Most migrations fail because they treat the cloud as just “someone else’s computer.” Our strategy focuses on Re-platforming rather than just Re-hosting.
Core pillars:
Semantic Integrity: We move beyond raw tables to business logic. By leveraging Unity Catalog (Databricks) or the Ontology (Palantir), we ensure that data is discovered and understood by business users, not just engineers.
Security by Design: Governance is not a post-migration task. We apply Row-Level Security (RLS) and Attribute-Based Access Control (ABAC) during the ingestion phase.
Data Liquidity: Breaking down silos so that data flows seamlessly between engineering, data science, and business operations.
2. The 5-Phase Action Plan
Phase 1: Discovery & Assessment (Weeks 1-3)
Inventory: Map all on-prem databases, file shares, and legacy ETL pipelines.
Profiling: Identify “Dark Data” (unused data) to avoid migrating trash.
Priority Matrix & Alignment: Categorize workloads by Business Value vs.

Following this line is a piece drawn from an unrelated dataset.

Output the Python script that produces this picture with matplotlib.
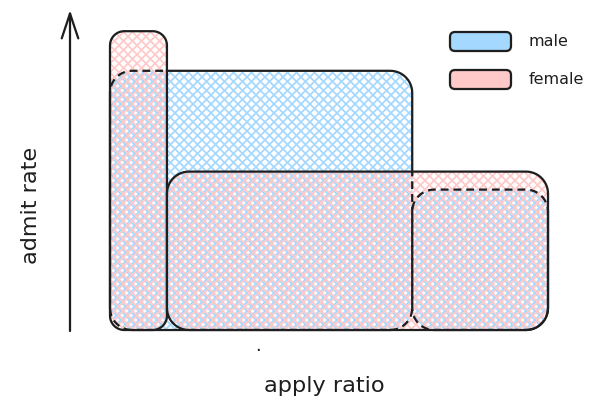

Technical Complexity while securing executive sponsorship for high-impact use cases.
Phase 2: Foundation & Governance Setup (Weeks 4-6)

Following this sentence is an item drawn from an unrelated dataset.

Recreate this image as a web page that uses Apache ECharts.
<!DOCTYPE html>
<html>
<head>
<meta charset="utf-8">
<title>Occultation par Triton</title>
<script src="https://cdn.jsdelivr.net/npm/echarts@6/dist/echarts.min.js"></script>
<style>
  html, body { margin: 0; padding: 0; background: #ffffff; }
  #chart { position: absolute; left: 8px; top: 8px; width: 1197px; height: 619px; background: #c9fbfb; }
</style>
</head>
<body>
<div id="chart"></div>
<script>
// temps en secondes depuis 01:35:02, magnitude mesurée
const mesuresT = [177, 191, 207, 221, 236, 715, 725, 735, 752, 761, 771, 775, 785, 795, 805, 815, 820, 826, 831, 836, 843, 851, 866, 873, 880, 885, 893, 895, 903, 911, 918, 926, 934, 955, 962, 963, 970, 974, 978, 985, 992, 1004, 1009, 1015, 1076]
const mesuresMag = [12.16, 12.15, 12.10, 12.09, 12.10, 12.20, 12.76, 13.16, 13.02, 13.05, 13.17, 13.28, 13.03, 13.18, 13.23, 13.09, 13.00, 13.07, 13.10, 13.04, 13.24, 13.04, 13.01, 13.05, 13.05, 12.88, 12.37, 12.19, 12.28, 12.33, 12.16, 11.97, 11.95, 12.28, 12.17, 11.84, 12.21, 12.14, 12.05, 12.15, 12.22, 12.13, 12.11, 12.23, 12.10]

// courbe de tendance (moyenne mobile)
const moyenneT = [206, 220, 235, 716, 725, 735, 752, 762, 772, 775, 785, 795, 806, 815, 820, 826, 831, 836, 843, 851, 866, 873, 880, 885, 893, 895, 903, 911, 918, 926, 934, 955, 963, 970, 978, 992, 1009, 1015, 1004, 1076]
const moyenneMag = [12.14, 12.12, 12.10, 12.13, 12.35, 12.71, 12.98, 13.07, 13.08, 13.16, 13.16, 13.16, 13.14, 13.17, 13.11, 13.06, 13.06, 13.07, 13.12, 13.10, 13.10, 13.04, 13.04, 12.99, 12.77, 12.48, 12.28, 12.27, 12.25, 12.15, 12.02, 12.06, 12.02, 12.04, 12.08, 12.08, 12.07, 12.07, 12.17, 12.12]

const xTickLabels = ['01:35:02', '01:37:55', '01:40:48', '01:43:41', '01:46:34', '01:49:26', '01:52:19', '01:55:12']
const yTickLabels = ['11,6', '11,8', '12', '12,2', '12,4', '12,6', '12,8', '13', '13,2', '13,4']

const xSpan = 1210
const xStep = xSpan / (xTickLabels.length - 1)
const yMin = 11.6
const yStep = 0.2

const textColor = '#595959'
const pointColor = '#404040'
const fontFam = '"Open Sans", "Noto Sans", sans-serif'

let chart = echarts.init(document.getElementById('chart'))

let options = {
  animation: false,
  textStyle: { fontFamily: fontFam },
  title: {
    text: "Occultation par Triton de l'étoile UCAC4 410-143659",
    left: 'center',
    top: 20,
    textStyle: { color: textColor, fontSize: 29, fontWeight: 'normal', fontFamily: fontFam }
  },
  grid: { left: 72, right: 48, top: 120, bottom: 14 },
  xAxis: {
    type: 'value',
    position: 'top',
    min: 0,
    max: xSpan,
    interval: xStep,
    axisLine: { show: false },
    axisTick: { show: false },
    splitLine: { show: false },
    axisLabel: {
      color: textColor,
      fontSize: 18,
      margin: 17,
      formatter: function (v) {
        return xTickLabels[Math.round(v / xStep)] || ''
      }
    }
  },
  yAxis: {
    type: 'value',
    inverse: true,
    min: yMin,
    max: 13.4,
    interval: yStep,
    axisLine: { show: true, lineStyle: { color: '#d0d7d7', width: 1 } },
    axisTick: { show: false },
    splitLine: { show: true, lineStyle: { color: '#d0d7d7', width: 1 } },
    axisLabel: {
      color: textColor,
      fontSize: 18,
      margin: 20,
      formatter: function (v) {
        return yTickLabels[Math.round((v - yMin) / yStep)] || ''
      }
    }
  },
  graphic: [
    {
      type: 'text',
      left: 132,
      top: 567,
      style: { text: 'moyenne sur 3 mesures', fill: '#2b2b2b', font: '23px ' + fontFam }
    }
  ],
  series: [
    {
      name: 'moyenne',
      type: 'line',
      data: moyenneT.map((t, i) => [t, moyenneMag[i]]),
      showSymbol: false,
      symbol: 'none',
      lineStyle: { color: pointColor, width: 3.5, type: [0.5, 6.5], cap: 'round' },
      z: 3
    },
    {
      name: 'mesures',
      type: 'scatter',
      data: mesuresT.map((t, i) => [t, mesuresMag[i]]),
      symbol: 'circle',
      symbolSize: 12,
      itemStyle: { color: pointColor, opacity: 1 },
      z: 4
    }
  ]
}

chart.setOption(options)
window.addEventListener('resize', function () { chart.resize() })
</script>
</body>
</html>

Environment Build: Configure the target workspace (VPC, IAM roles, Networking).
Catalog Initialization: Databricks: Set up Unity Catalog metastores. | Palantir: Define the initial Object Types and Links in the Ontology.
Policy Definition: Establish data retention and classification standards (e.g., PII masking).
Phase 3: Pilot Migration (Weeks 7-9)
The “North Star” Use Case: Select one high-impact business question to answer.
Initial Ingestion: Use tools like Databricks Lakehouse Sync or Palantir Hyperauto to automate source connectivity.
Validation: Compare source vs. target results to ensure zero data loss.
Phase 4: Full-Scale Execution (Weeks 10-18)
Wave-Based Migration: Move data in logical “Business Domains” (e.g., Finance, then Marketing).
Pipeline Modernization: Refactor legacy SQL/SSIS into scalable Spark (PySpark) or Palantir Pipelines, replacing rigid code with observable, modular workflows.
Cataloging: Automate metadata extraction so every new table is instantly searchable.
Phase 5: Optimization & Transition (Weeks 19+)
Performance Tuning: Optimize storage formats (Delta Lake / Parquet).
User Training: Upskill teams on using the new catalog for self-service BI.
Decommissioning: Safely shut down on-prem servers to realize TCO savings.
3. Success Metrics
Time-to-Insight: Reduction in the time taken to build a new report.
Governance Coverage: Percentage of data assets tagged and classified in the catalog.
TCO Optimization: Percentage reduction in Total Cost of Ownership (TCO), accounting for hardware maintenance, legacy licensing fees, and manual operational overhead.